|
|
|
|
|
by porridgeraisin
8 days ago
|
|
I said slightly lower, I meant it. It's virtually impossible to sample a trajectory that is really really low probability (say, by smoothening the distribution before sampling) without incurring crazy amounts of noise. And only when you sample it, can you reward it and do the update. Again, no one is saying models can't improve beyond the internet i.e data distribution! They clearly can. The claim is that RL without real exploration cannot exceed the base models distribution, which by virtue of SGD _does_ generalize. And also, it doesn't mean it's not useful. Improving sample efficiency and making something that happens 1 in 15 times happen 1 in 1.2 times is insanely useful and is what has enabled the kind of coding agents we have today. Sutton, especially, I doubt has a misconception about this :) > pass@k Yeah, AFK now. But it's a well researched thing. You can look for more, but here's one off the top of my head: https://openreview.net/forum?id=4OsgYD7em5 The original deepseek paper also had the result, i.e the paper that first got famous for using grpo as a method that works for LLMs. A side result in one of these papers I forget which one, is that the base model converges in performance with the RLd one at high k. |
|
So perhaps the right framing of your/Sutton's claim is: RL can upweight low-probability (p) but correct outputs, but there is a limit to how small p can be, and it is on the order of 1 in a 100 or 1 in a 1000. Implicitly there must be some crossover point where you would call this discovery/creativity if it works for sufficiently small p right? Eg if RL can upweight a correct but 1 in a trillion output to 1 in 5, that's got to count as discovery given that all possible sequences are technically "in the distribution"?
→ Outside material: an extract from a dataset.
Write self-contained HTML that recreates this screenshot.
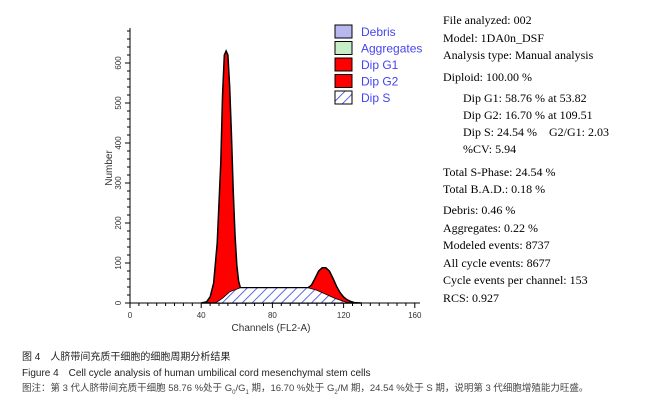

In practice, it does seem like that kind of progress is happening. For example with the recent Erdos solution [0], I would wager that GPT 4's hit rate on this would have been functionally 0 (certainly less than 1 in a thousand). Curious to hear whether you'd still say this is mode-seeking within a base distribution, or if not then what is the right explanation if not iterative RL.
I'd also highlight that the paper you linked with the pass@k equivalence doesn't technically address the question of how small p can be before RL upweighting breaks down - all of the example problems were easy enough that the base model had decent hit rate with 128 tries.
[0] https://openai.com/index/model-disproves-discrete-geometry-c...